BRECKENRIDGE - On July 23, 1887, two miners working a lease on the Gold Flake vein on Farncomb Hill, at the head of the renowned French Gulch placer-mining district near here, struck the mother of all lodes - a pocket of gold nuggets the likes of which had never been seen before in Colorado.
In just four hours, miners Tom Groves and Harry Lytton removed more than 243 troy ounces, or 20 pounds, of gold from this pocket, including a single nugget weighing 160 troy ounces. After breaking off two sections, leaving a piece weighing a little more than 136 troy ounces, the jubilant partners headed to town with their find, which Groves carried wrapped in a blanket and cradled in his arms like a baby - Tom’s Baby.

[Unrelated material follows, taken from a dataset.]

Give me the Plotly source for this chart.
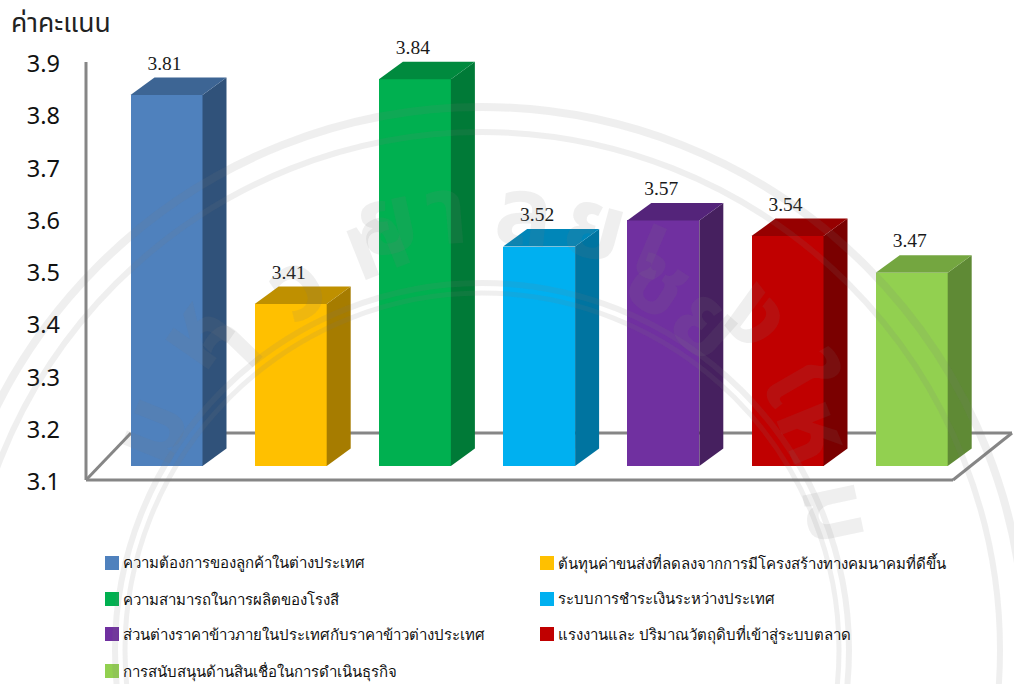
import math
import plotly.graph_objects as go

categories = ["ความต้องการของลูกค้าในต่างประเทศ",
              "ต้นทุนค่าขนส่งที่ลดลงจากการมีโครงสร้างทางคมนาคมที่ดีขึ้น",
              "ความสามารถในการผลิตของโรงสี",
              "ระบบการชำระเงินระหว่างประเทศ",
              "ส่วนต่างราคาข้าวภายในประเทศกับราคาข้าวต่างประเทศ",
              "แรงงานและ ปริมาณวัตถุดิบที่เข้าสู่ระบบตลาด",
              "การสนับสนุนด้านสินเชื่อในการดำเนินธุรกิจ"]
values = [3.81, 3.41, 3.84, 3.52, 3.57, 3.54, 3.47]
front_colors = ["#4F81BD", "#FFC000", "#00B050", "#00B0F0", "#7030A0", "#C00000", "#92D050"]
side_colors = ["#30527A", "#A67C00", "#007A37", "#0074A0", "#46205F", "#7A0000", "#5F8A35"]
top_colors = ["#3D6594", "#BF9000", "#008A3E", "#0086B8", "#54247A", "#960000", "#74A640"]
y_ticks = [3.1, 3.2, 3.3, 3.4, 3.5, 3.6, 3.7, 3.8, 3.9]
watermark_letters = ["ม", "ห", "า", "ว", "ท", "ย", "า", "ล", "ย", "เ", "ช", "ย", "ง", "ใ", "ห", "ม"]
watermark_angles = [-68, -55, -46, -34, -21.6, -12.4, -4.7, 5.5, 15, 23, 33, 42, 52, 60, 68, 78]

W, H = 1014, 684
AX_L, AX_T, AX_B = 86, 62, 480   # where the value axis is drawn
L, R_PX, T, B = 70, 1014, 30, 500  # plot area, roomy so nothing is clipped
BASE = 3.1
UNIT = (AX_B - AX_T) / 0.8
STEP = 124.2
X0 = 166.5
bar_w = 72 / STEP
dx = 24 / STEP
dy = 17.5 / UNIT
front_lift = 14 / UNIT
label_gap = 3 / UNIT
label_nudge = 2 / STEP
tick_nudge = 2 / UNIT
x_min = (L - X0) / STEP
x_max = (W - X0) / STEP
y_min = BASE - (B - AX_B) / UNIT
y_max = 3.9 + (AX_T - T) / UNIT


def px(x):
    return (x - L) / (W - L)


def py(y):
    return (B - y) / (B - T)


def dxp(x):
    return (x - X0) / STEP


fig = go.Figure()

line_style = dict(color="#868686", width=3)
floor_y = BASE + 47 / UNIT
for x0, y0, x1, y1 in [
    (dxp(AX_L), BASE, dxp(AX_L), 3.9),
    (dxp(AX_L), BASE, dxp(953), BASE),
    (dxp(953), BASE, dxp(1012), floor_y),
    (dxp(131), floor_y, dxp(1012), floor_y),
    (dxp(AX_L), BASE, dxp(131), floor_y),
]:
    fig.add_shape(type="line", x0=x0, y0=y0, x1=x1, y1=y1, xref="x", yref="y",
                  line=line_style, layer="below")

for i, v in enumerate(values):
    y0 = BASE + front_lift
    y1 = v + front_lift
    xl, xr = i - bar_w / 2, i + bar_w / 2
    fig.add_trace(go.Scatter(x=[xr, xr + dx, xr + dx, xr, xr],
                             y=[y0, y0 + dy, y1 + dy, y1, y0],
                             mode="lines", fill="toself", fillcolor=side_colors[i],
                             line=dict(width=0), hoverinfo="skip", showlegend=False))
    fig.add_trace(go.Scatter(x=[xl, xl + dx, xr + dx, xr, xl],
                             y=[y1, y1 + dy, y1 + dy, y1, y1],
                             mode="lines", fill="toself", fillcolor=top_colors[i],
                             line=dict(width=0), hoverinfo="skip", showlegend=False))

fig.add_trace(go.Bar(x=list(range(len(values))),
                     y=[v - BASE for v in values],
                     base=BASE + front_lift,
                     width=bar_w,
                     marker=dict(color=front_colors, line=dict(width=0)),
                     customdata=categories,
                     hovertemplate="%{customdata}: %{y}<extra></extra>",
                     showlegend=False))

fig.add_trace(go.Scatter(x=[i - label_nudge for i in range(len(values))],
                         y=[v + front_lift + dy + label_gap for v in values],
                         mode="text", text=[f"{v:.2f}" for v in values],
                         textposition="top center", cliponaxis=False,
                         textfont=dict(family="Liberation Serif", size=19.5, color="#1a1a1a"),
                         hoverinfo="skip", showlegend=False))

fig.update_layout(
    width=W, height=H, autosize=False,
    margin=dict(l=L, r=W - R_PX, t=T, b=H - B, pad=0),
    paper_bgcolor="white", plot_bgcolor="rgba(0,0,0,0)",
    bargap=0, showlegend=False,
    xaxis=dict(range=[x_min, x_max], visible=False, fixedrange=True),
    yaxis=dict(range=[y_min, y_max], tickvals=[t - tick_nudge for t in y_ticks],
               ticktext=[f"{t:.1f}" for t in y_ticks],
               showgrid=False, zeroline=False, showline=False, ticks="", ticklabelstandoff=9,
               tickfont=dict(family="Noto Sans", size=23.5, color="#111111"), fixedrange=True),
)

fig.add_annotation(text="ค่าคะแนน", xref="paper", yref="paper",
                   x=px(9), y=py(22), xanchor="left", yanchor="middle",
                   showarrow=False,
                   font=dict(family="Noto Sans, Noto Sans Thai, sans-serif", size=26.5, color="#222222"))

leg_x = [105, 540]
leg_y = [563, 599, 634, 671]
for i, (name, color) in enumerate(zip(categories, front_colors)):
    col, row = i % 2, i // 2
    lx, ly = leg_x[col], leg_y[row]
    fig.add_shape(type="rect", xref="paper", yref="paper",
                  x0=px(lx), x1=px(lx + 14), y0=py(ly + 7), y1=py(ly - 7),
                  fillcolor=color, line=dict(width=0))
    fig.add_annotation(text=name, xref="paper", yref="paper",
                       x=px(lx + 16), y=py(ly), xanchor="left", yanchor="middle",
                       showarrow=False,
                       font=dict(family="Liberation Serif, Noto Sans, serif", size=15, color="#111111"))

wm = "rgba(120,120,120,0.12)"
cx, cy = 482, 650
for r, w in [(543, 8), (518, 6), (367, 6), (357, 5)]:
    fig.add_shape(type="circle", xref="paper", yref="paper",
                  x0=px(cx - r), x1=px(cx + r), y0=py(cy + r), y1=py(cy - r),
                  line=dict(color=wm, width=w), fillcolor="rgba(0,0,0,0)", layer="above")
for ch, a in zip(watermark_letters, watermark_angles):
    gx = cx + 445 * math.sin(math.radians(a))
    gy = cy - 445 * math.cos(math.radians(a))
    fig.add_annotation(text=f"<b>{ch}</b>", xref="paper", yref="paper", x=px(gx), y=py(gy),
                       showarrow=False, textangle=a,
                       font=dict(family="Noto Sans, Noto Sans Thai, sans-serif", size=96, color=wm))

fig.write_html("out.html", config=dict(displayModeBar=False),
               post_script="document.body.style.margin='0';window.dispatchEvent(new Event('resize'));")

The name stuck, and Tom’s Baby soon became known as the state’s largest gold nugget. Technically, though, this natural wonder wasn’t a nugget at all. A nugget is defined as worn, alluvial (deposited by running water) gold mined from a placer. Tom’s Baby was, instead, a large mass of crystallized lode gold - still the largest ever known to have been mined in Colorado.

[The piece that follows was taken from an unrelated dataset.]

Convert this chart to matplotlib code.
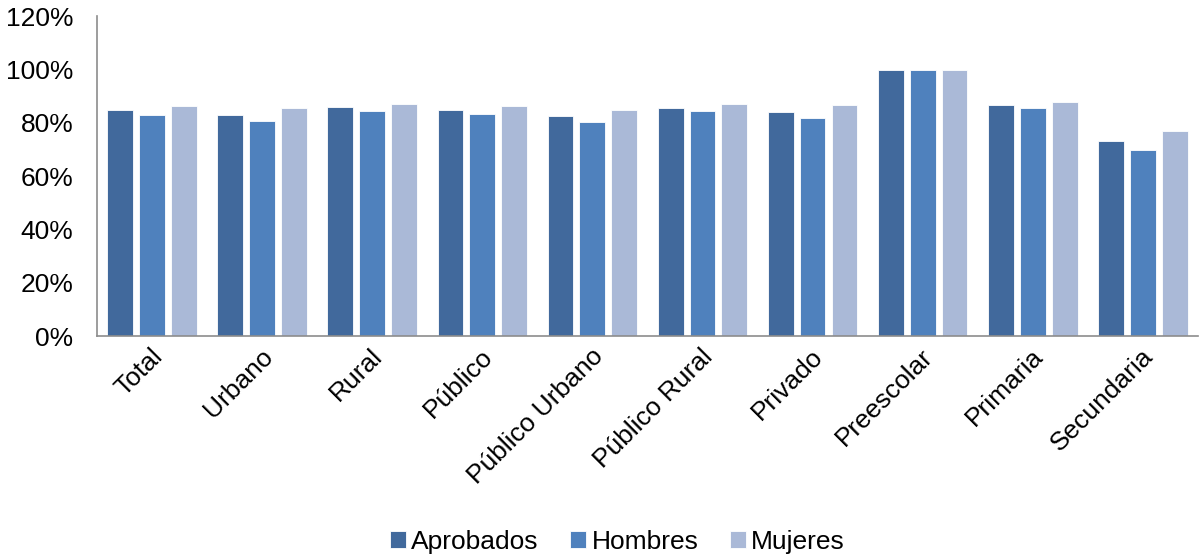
import numpy as np
import matplotlib.pyplot as plt
from matplotlib.ticker import PercentFormatter

categorias = ['Total', 'Urbano', 'Rural', 'Público', 'Público Urbano',
              'Público Rural', 'Privado', 'Preescolar', 'Primaria', 'Secundaria']
aprobados = [84.7, 83.0, 85.9, 84.9, 82.5, 85.7, 84.1, 99.8, 86.6, 73.1]
hombres = [82.9, 80.6, 84.5, 83.4, 80.2, 84.5, 81.9, 99.8, 85.4, 69.7]
mujeres = [86.5, 85.5, 87.0, 86.4, 84.9, 87.1, 86.6, 99.8, 87.9, 76.8]

series = ['Aprobados', 'Hombres', 'Mujeres']
colores = ['#41699C', '#4F81BD', '#AAB9D7']

plt.rcParams['font.family'] = ['Liberation Sans', 'DejaVu Sans']

fig = plt.figure(figsize=(11.99, 5.6), dpi=100)
ax = fig.add_axes([0.081, 0.4, 0.918, 0.571])

x = np.arange(len(categorias))
paso = 0.29
ancho = 0.235
for i, (vals, nombre, c) in enumerate(zip([aprobados, hombres, mujeres], series, colores)):
    ax.bar(x + (i - 1) * paso, np.array(vals) / 100, ancho, color=c,
           edgecolor='white', linewidth=0.6, label=nombre)

ax.set_xlim(-0.5, len(categorias) - 0.5)
ax.set_ylim(0, 1.2)
ax.set_yticks(np.arange(0, 1.21, 0.2))
ax.yaxis.set_major_formatter(PercentFormatter(1.0, decimals=0))
ax.tick_params(axis='y', length=0, labelsize=19, pad=17)
ax.tick_params(axis='x', length=0, labelsize=19, pad=12)
ax.set_xticks(x + 0.06)
ax.set_xticklabels(categorias, rotation=45, ha='right', va='center',
                   rotation_mode='anchor')

for s in ['top', 'right']:
    ax.spines[s].set_visible(False)
for s in ['left', 'bottom']:
    ax.spines[s].set_color('#8C8C8C')
    ax.spines[s].set_linewidth(1.2)

fig.legend(loc='center', bbox_to_anchor=(0.515, 0.032), ncol=3, frameon=False,
           fontsize=19, handlelength=0.6, handleheight=0.6, handletextpad=0.2,
           columnspacing=1.2)

fig.savefig('out.png', dpi=100)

Like Edwin Carter’s wildlife specimens, Tom’s Baby also landed, in 1900, in what is now the Denver Museum of Nature & Science, where it was displayed as the centerpiece of mining magnate John F. Campion’s private collection of gold from his Breckenridge-area mines. But after several years, the specimen vanished - not only from its display but also from the museum’s inventory. Within decades, most people had forgotten both the spectacular find and the fact that Tom’s Baby had apparently been "kidnapped."
Then in 1972, two large gold pieces weighing 78 and 24 troy ounces were discovered in a Denver bank vault. When fitted together, they formed a specimen that perfectly matched a 1900 photograph of Tom’s Baby (minus 34 troy ounces that somehow became separated from the specimen and had long been considered distinct pieces in the Campion collection).
It seems that museum personnel had accidentally broken Tom’s Baby while cleaning it. The two pieces were subsequently placed in the bank vault for safekeeping - and incredibly, that’s where they stayed for the next half-century. Fortunately, the 102-troy-ounce Tom’s Baby has since been reassembled and today, Colorado’s finest specimen of lode gold is again on display at the Denver museum.